At Flat Bush, 80 percent of ākonga are of Pacific heritage. Some came to New Zealand as small children, while others were born here, as was Banapa. His father was from the Cook Islands and his mother is European.

Apart from three years as principal at Huntly West Primary School, Banapa has spent his entire career working in South Auckland schools and says Talanoa Ako has been a career highlight. 

Flat Bush School hosted Talanoa Ako earlier this year with the support of teachers from Rongomai Primary, Ferguson Intermediate and Tangaroa College. 

“During the first session we spent time connecting and everyone had the opportunity to introduce themselves,” says Banapa.

“I was blown away by how deep some of that sharing was and it set the scene for what was to follow, strong connections with deep trust. It was truly talanoa with no beginning or end. There is such power in getting to know each other and by the end we knew each other very much better.”

Talanoa is a traditional word used across the Pacific to reflect a process of inclusive, participatory, and transparent dialogue. The purpose of talanoa is to share stories, build empathy and to make wise decisions for the collective good.

School leaders and whānau met weekly at Kedgley Intermediate School.

School leaders and whānau met weekly at Kedgley Intermediate School.

Play-based learning

Lisa Boyd-Crofskey, lead teacher for learning through discovery at Flat Bush School, led a session on play-based learning with parents encouraged to take on the role of learner, a workshop that drew much feedback.

“Guilty! I was not keen on the idea but after the hands-on experience, (I realise that) playing simple games with your child is huge for their learning, no matter what age,” wrote one parent.

“I have learnt that through play our children can explore, experiment, discover and solve problems in imaginative ways,” said another.

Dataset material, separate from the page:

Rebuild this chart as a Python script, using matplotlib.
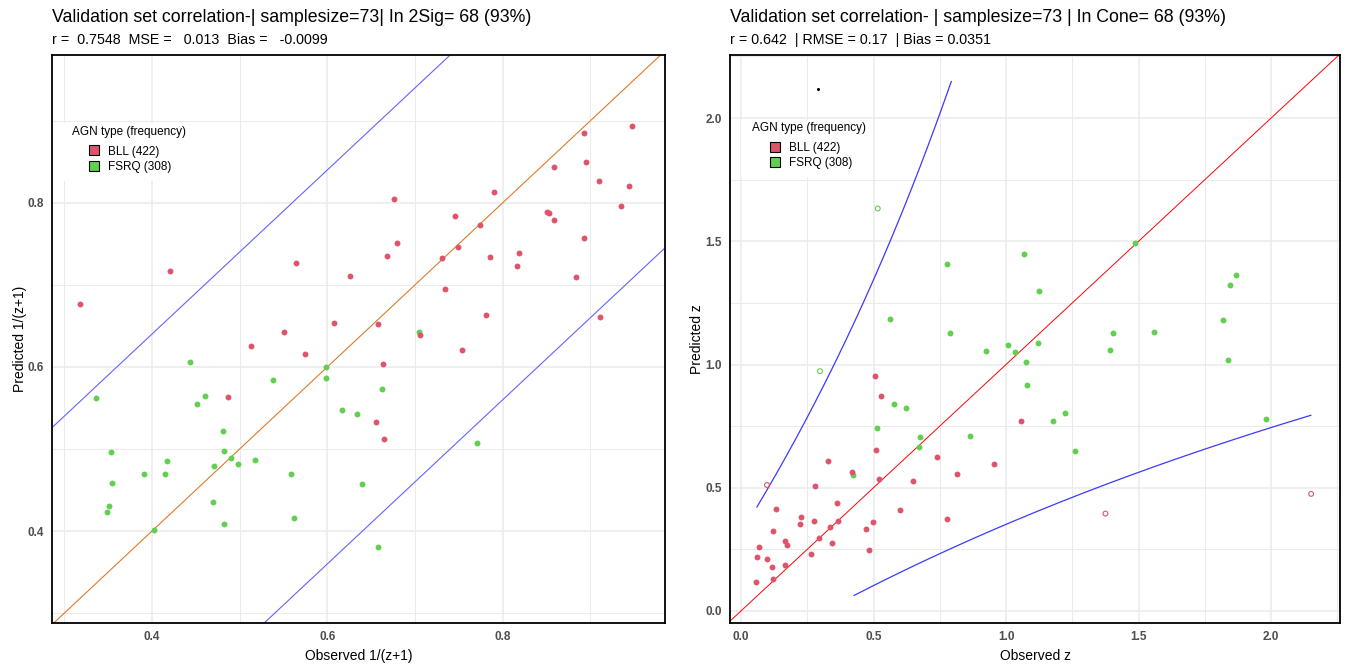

In subsequent sessions, parents learned ways to support their primary children with literacy and numeracy tasks, how to use their school’s online tools, and they were coached in opening “courageous conversations”.

Supporting transitions

Transitioning between schools was a big focus for discussion, starting with the transition from early learning into primary school. Whānau were led through the educational journey their children would take from early childhood right through to end of high school.

Leaders from the neighbouring intermediate and secondary schools explained ways that parents could support their child’s transitions, subject choices and academic or vocational pathways. 

“Our parents now have key contacts across the schools,” says Banapa. 

 “Undoubtedly, they want to be part of the learning journey but previously they have worried they will harm the learning. After Talanoa Ako, they feel so much more in control.”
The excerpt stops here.